10. A Silicon-On-Insulator type semiconductor device having a silicon substrate and a buried oxide layer formed on the silicon substrate, comprising:

A first conductive line connected to a first power supply voltage;

a second conductive line connected to a second power supply voltage;

a substrate line electrically connected to the silicon substrate;

an internal circuit formed in a first region having at least one transistor having a Silicon-On-Insulator structure, the internal circuit performing a function of the semiconductor device; and

a protection circuit formed in a second region having at least one transistor having the Silicon-On-Insulator structure, the protection circuit protecting the internal circuit from electro static damage, and the gate and the source of the transistor being commonly connected to the substrate line.

11. A Silicon-On-Insulator type semiconductor device as claimed in claim 10, wherein the substrate line is formed on the surface of the silicon substrate in a field region, which electrically isolates the protection circuit from the internal circuit.

12. A Silicon-On-Insulator type semiconductor device as claimed in claim 10, wherein substrate line is formed of multi-layers, which includes a highly doped region formed on the surface of the silicon substrate and a silicide layer formed in the highly doped region.
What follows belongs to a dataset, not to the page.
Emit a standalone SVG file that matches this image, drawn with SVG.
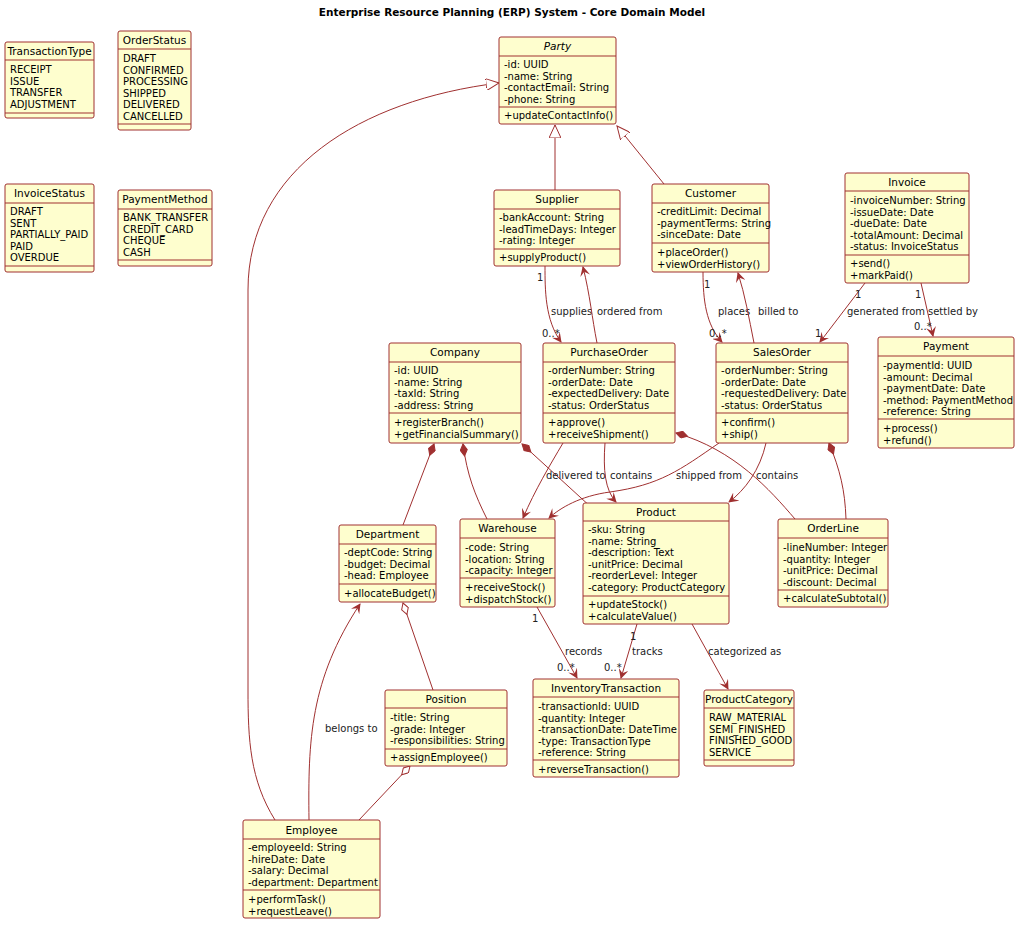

13. A Silicon-On-Insulator type semiconductor device as claimed in claim 10, wherein the transistor is the protection circuit is a first transistor of a certain conductivity type, the protection circuit further comparing:

a second transistor of the same conductivity type of the first transistor, whose gate is connected to the first transistor,

wherein the source of the first transistor and the drain of the second transistor are connected to each other via a node, which is connected to the internal circuit, and the source of the second transistor is connected to the second power supply voltage.